Alors, ne demandons pas à l’Europe ce qu’elle ne peut pas faire, demandons-lui ce qu’elle peut faire.

RMC-Le Figaro : Une dernière question de politique étrangère : est-ce que le Premier ministre a eu raison également de tracer un quelque sorte les limites du terrain franco-américain dans la signature du contrat Total avec l’Iran ?

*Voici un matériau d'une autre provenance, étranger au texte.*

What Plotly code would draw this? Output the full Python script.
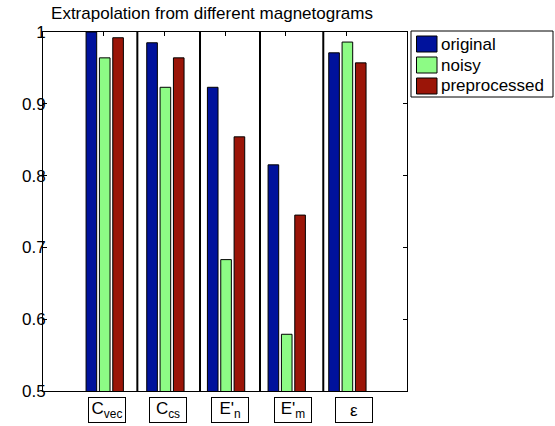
import plotly.graph_objects as go

# Metric names (rendered inside boxed labels under each group)
categories = ["C<sub>vec</sub>", "C<sub>cs</sub>", "E'<sub>n</sub>", "E'<sub>m</sub>", "ε"]
positions = [1, 2, 3, 4, 5]

# Scores for each magnetogram variant
original = [1.0, 0.985, 0.923, 0.815, 0.971]
noisy = [0.964, 0.923, 0.683, 0.579, 0.986]
preprocessed = [0.992, 0.964, 0.854, 0.745, 0.957]

series_names = ["original", "noisy", "preprocessed"]
series_colors = ["#00129C", "#8DFB85", "#9B1508"]
series_offsets = [-0.29, -0.07, 0.15]
bar_width = 0.175

# Group separators (x positions in data units)
separators = [1.555, 2.588, 3.577, 4.62]
# Centers of the boxed category labels (data units)
label_x = [1.05, 2.06, 3.09, 4.12, 5.13]

FONT = "Liberation Sans, Arial, Helvetica, sans-serif"

fig = go.Figure()
for name, vals, color, off in zip(series_names, [original, noisy, preprocessed],
                                  series_colors, series_offsets):
    fig.add_trace(go.Bar(
        x=positions, y=vals, name=name, width=bar_width, offset=off,
        marker=dict(color=color, line=dict(color="black", width=1)),
        showlegend=False,
    ))

# Plot-area geometry in pixels, used to place the legend box in paper units
L, R, T, B = 43, 407, 32, 391
def px(x):
    return (x - L) / (R - L)
def py(y):
    return (B - y) / (B - T)

shapes = []
for s in separators:
    shapes.append(dict(type="line", xref="x", yref="paper", x0=s, x1=s, y0=0, y1=1,
                       line=dict(color="black", width=2), layer="above"))

# Legend box
shapes.append(dict(type="rect", xref="paper", yref="paper",
                   x0=px(411), x1=px(553), y0=py(31), y1=py(97),
                   line=dict(color="black", width=1), fillcolor="white"))
annotations = []
row_tops = [36, 57, 78]
for name, color, top in zip(series_names, series_colors, row_tops):
    shapes.append(dict(type="rect", xref="paper", yref="paper",
                       x0=px(416.5), x1=px(437), y0=py(top), y1=py(top + 16),
                       line=dict(color="black", width=1), fillcolor=color))
    annotations.append(dict(xref="paper", yref="paper", x=px(439), y=py(top + 8),
                            text=name, showarrow=False, xanchor="left", yanchor="middle",
                            font=dict(family=FONT, size=17, color="black")))

# Boxed category labels below the axis
for cx, lab in zip(label_x, categories):
    annotations.append(dict(xref="x", yref="paper", x=cx, y=py(409.5),
                            text=lab, showarrow=False, xanchor="center", yanchor="middle",
                            width=34, height=22, bordercolor="black", borderwidth=1,
                            borderpad=1, bgcolor="white",
                            font=dict(family=FONT, size=17, color="black")))

fig.update_layout(
    width=555, height=426,
    margin=dict(l=L, r=555 - R, t=T, b=426 - B),
    paper_bgcolor="white", plot_bgcolor="white",
    barmode="overlay",
    title=dict(text="Extrapolation from different magnetograms",
               x=212 / 555, xanchor="center", xref="container",
               y=1 - 13 / 426, yanchor="middle", yref="container",
               font=dict(family=FONT, size=17, color="black")),
    font=dict(family=FONT, size=17, color="black"),
    shapes=shapes, annotations=annotations,
    xaxis=dict(range=[0, 6], tickvals=positions, showticklabels=False,
               ticks="inside", ticklen=4, tickcolor="black",
               showline=True, linecolor="black", linewidth=1, mirror="ticks",
               showgrid=False, zeroline=False, layer="below traces", fixedrange=True),
    yaxis=dict(range=[0.5, 1], tickvals=[0.5, 0.6, 0.7, 0.8, 0.9, 1.0],
               ticktext=["0.5", "0.6", "0.7", "0.8", "0.9", "1"],
               ticks="inside", ticklen=4, tickcolor="black", ticklabelstandoff=-7,
               showline=True, linecolor="black", linewidth=1, mirror="ticks",
               showgrid=False, zeroline=False, layer="below traces",
               tickfont=dict(family=FONT, size=17, color="black"), fixedrange=True),
)

fig.write_html("out.html")
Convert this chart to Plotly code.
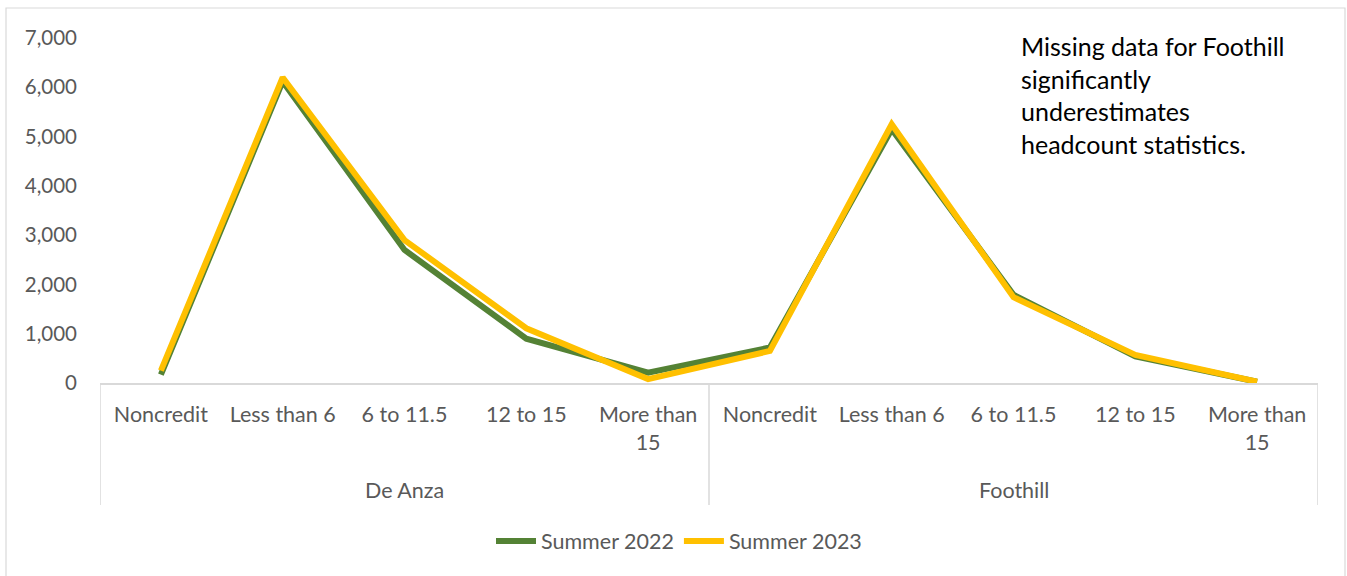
import plotly.graph_objects as go

groups = ["De Anza", "Foothill"]
inner = ["Noncredit", "Less than 6", "6 to 11.5", "12 to 15", "More than<br>15"]
series_names = ["Summer 2022", "Summer 2023"]
summer_2022 = [170, 6120, 2700, 900, 210, 720, 5150, 1790, 540, 25]
summer_2023 = [250, 6200, 2900, 1110, 80, 650, 5250, 1740, 570, 25]
y_ticks = [0, 1000, 2000, 3000, 4000, 5000, 6000, 7000]
note_lines = ["Missing data for Foothill", "significantly", "underestimates", "headcount statistics."]

FONT = "Lato"
GREEN = "#548235"
YELLOW = "#FFC000"
GRID = "#d9d9d9"
TXT = "#595959"
CAT_SIZE = 21.5

labels = [lab for g in groups for lab in inner]
xs = list(range(len(labels)))
n_in = len(inner)

fig = go.Figure()
fig.add_trace(go.Scatter(x=xs, y=summer_2022, mode="lines", name=series_names[0],
                         line=dict(color=GREEN, width=6)))
fig.add_trace(go.Scatter(x=xs, y=summer_2023, mode="lines", name=series_names[1],
                         line=dict(color=YELLOW, width=6)))

W, H = 1347, 576
L, R, T, B = 100, 29, 38, 193
ph = H - T - B

def py(pix):
    return (H - B - pix) / ph

def px(pix):
    return (pix - L) / (W - L - R)

shapes = []
for gi in range(len(groups) + 1):
    shapes.append(dict(type="line", xref="x", yref="paper", x0=gi * n_in - 0.5, x1=gi * n_in - 0.5,
                       y0=0, y1=py(505), line=dict(color=GRID, width=1.5)))
shapes.append(dict(type="rect", xref="paper", yref="paper", x0=px(6), x1=px(1345), y0=py(8), y1=py(600),
                   line=dict(color=GRID, width=1.2), fillcolor="rgba(0,0,0,0)", layer="below"))

annotations = []
for gi, g in enumerate(groups):
    annotations.append(dict(xref="x", yref="paper", x=gi * n_in + (n_in - 1) / 2, y=py(490),
                            text=g, showarrow=False, xanchor="center", yanchor="middle",
                            font=dict(family=FONT, size=CAT_SIZE, color=TXT)))
annotations.append(dict(xref="paper", yref="paper", x=px(1019), y=py(29), text="<br>".join(note_lines),
                        showarrow=False, xanchor="left", yanchor="top", align="left",
                        font=dict(family=FONT, size=25, color="#000000")))

fig.update_layout(
    width=W, height=H,
    margin=dict(l=L, r=R, t=T, b=B, pad=0),
    paper_bgcolor="white", plot_bgcolor="white",
    font=dict(family=FONT, size=CAT_SIZE, color=TXT),
    showlegend=True,
    legend=dict(orientation="h", x=px(679), xanchor="center", y=py(541), yanchor="middle",
                font=dict(family=FONT, size=CAT_SIZE, color=TXT), bgcolor="rgba(0,0,0,0)",
                itemwidth=40, tracegroupgap=0),
    shapes=shapes,
    annotations=annotations,
)
fig.update_xaxes(range=[-0.5, len(labels) - 0.5], tickvals=xs, ticktext=labels,
                 showgrid=False, zeroline=False, showline=True, linecolor=GRID, linewidth=1.5,
                 ticks="", ticklabelstandoff=11, tickfont=dict(family=FONT, size=CAT_SIZE, color=TXT))
fig.update_yaxes(range=[0, 7000], tickvals=y_ticks, tickformat=",d", showgrid=False, zeroline=False,
                 showline=False, ticks="", ticklabelstandoff=22,
                 tickfont=dict(family=FONT, size=20.5, color=TXT))

fig.write_html("out.html", config={"displayModeBar": False},
               post_script="document.body.style.margin='0';document.body.style.padding='0';")
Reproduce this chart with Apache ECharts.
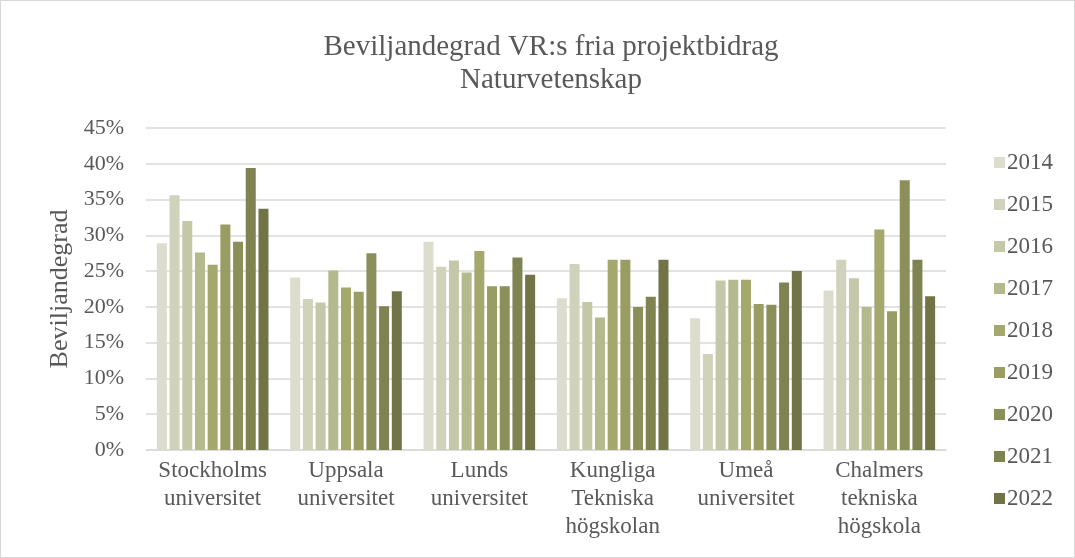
<!DOCTYPE html>
<html lang="sv">
<head>
<meta charset="UTF-8">
<title>Beviljandegrad VR:s fria projektbidrag</title>
<style>
  html, body { margin: 0; padding: 0; background: #fff; }
  #main { width: 1073px; height: 556px; border: 1px solid #d9d9d9; }
</style>
</head>
<body>
<div id="main"></div>
<script src="https://cdn.jsdelivr.net/npm/echarts@6/dist/echarts.min.js"></script>
<script>
var categories = ['Stockholms\nuniversitet', 'Uppsala\nuniversitet', 'Lunds\nuniversitet',
  'Kungliga\nTekniska\nhögskolan', 'Umeå\nuniversitet', 'Chalmers\ntekniska\nhögskola'];
var years = ['2014', '2015', '2016', '2017', '2018', '2019', '2020', '2021', '2022'];
// en rad per år, ett värde per lärosäte (i procent)
var v2014 = [28.9, 24.1, 29.1, 21.2, 18.4, 22.3];
var v2015 = [35.6, 21.1, 25.6, 26.0, 13.4, 26.6];
var v2016 = [32.0, 20.6, 26.5, 20.7, 23.7, 24.0];
var v2017 = [27.6, 25.1, 24.8, 18.5, 23.8, 20.0];
var v2018 = [25.9, 22.7, 27.8, 26.6, 23.8, 30.8];
var v2019 = [31.5, 22.1, 22.9, 26.6, 20.4, 19.4];
var v2020 = [29.1, 27.5, 22.9, 20.0, 20.3, 37.7];
var v2021 = [39.4, 20.1, 26.9, 21.4, 23.4, 26.6];
var v2022 = [33.7, 22.2, 24.5, 26.6, 25.0, 21.5];
var values = [v2014, v2015, v2016, v2017, v2018, v2019, v2020, v2021, v2022];
var colors = ['#dcddcd', '#d0d2bb', '#c5c8a8', '#b4b98e', '#a4a86c', '#999d63', '#8b8f5a', '#7f8352', '#707447'];

var font = '"Liberation Serif", "Times New Roman", serif';
var grey = '#595959';

var series = years.map(function (y, i) {
  return {
    name: y,
    type: 'bar',
    barWidth: 10,
    barGap: '27%',
    itemStyle: { color: colors[i] },
    data: values[i]
  };
});

var myChart = echarts.init(document.getElementById('main'));
myChart.setOption({
  animation: false,
  textStyle: { fontFamily: font, color: grey },
  title: {
    text: 'Beviljandegrad VR:s fria projektbidrag\nNaturvetenskap',
    left: 545,
    textAlign: 'center',
    top: 25,
    textStyle: { fontFamily: font, fontSize: 29, fontWeight: 'normal', color: grey, lineHeight: 33 }
  },
  legend: {
    orient: 'vertical',
    left: 988,
    top: 145,
    itemWidth: 11,
    itemHeight: 11,
    itemGap: 19,
    icon: 'rect',
    data: years,
    textStyle: { fontFamily: font, fontSize: 23, color: grey, padding: [0, 0, 0, -3] }
  },
  grid: { left: 145, right: 128, top: 127, bottom: 107 },
  xAxis: {
    type: 'category',
    data: categories,
    axisTick: { show: false },
    axisLine: { lineStyle: { color: '#d9d9d9', width: 1.5 } },
    axisLabel: { interval: 0, fontFamily: font, fontSize: 23, color: grey, lineHeight: 28, margin: 7 }
  },
  yAxis: {
    type: 'value',
    min: 0,
    max: 45,
    interval: 5,
    name: 'Beviljandegrad',
    nameLocation: 'middle',
    nameGap: 72,
    nameTextStyle: { fontFamily: font, fontSize: 26, color: grey },
    axisLabel: { formatter: '{value}%', fontFamily: font, fontSize: 22, color: grey, margin: 22 },
    splitLine: { lineStyle: { color: '#d9d9d9', width: 1.5 } }
  },
  series: series
});
</script>
</body>
</html>
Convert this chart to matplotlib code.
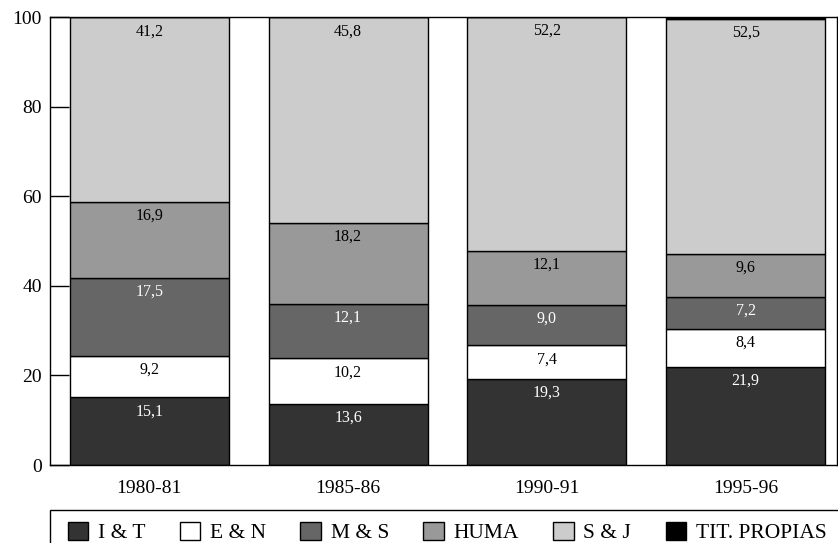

Pierre Moscovici : Complètement, vous savez, et ce pour quatre raisons. D’abord, Total est une société privée et multinationale qui doit défendre ses intérêts stratégiques. Deuxième raison, l’Iran n’est pas un pays qui fait l’objet d’un embargo de la part des Nations unies. Et donc, cette décision est conforme au droit international. Troisième raison, cette décision est compatible avec notre politique française, par rapport à l’Iran. C’est-à-dire que nous tenons vis-à-vis d’eux un langage sans complaisance, nous n’avons pas, par exemple, actuellement d’ambassadeur là-bas, puisqu’ils ont maltraité l’ambassadeur allemand ; mais nous ne sommes pas pour la restriction des échanges avec ce pays. Nous jugeons que ce n’est pas positif. Et puis, quatrièmement, il faut rappeler la formule de Lionel Jospin, les lois américaines s’appliquent aux citoyens et aux entreprises américaines. Et la loi d’Amato, l’Europe s’y est toujours opposée car elle est contre les législations qui comportent des sanctions sanitaires à portée extraterritoriales, de même que nous ne reconnaissons pas non plus la loi Helms-Burton, les sanctions par rapport à Cuba ; nous avons saisi l’Organisation mondiale du commerce de ce problème. Il faut que les Américains respectent un peu les autres, et je crois que la position de Lionel Jospin est une position de principe et de réalité extrêmement ferme. Je la partage intégralement (…).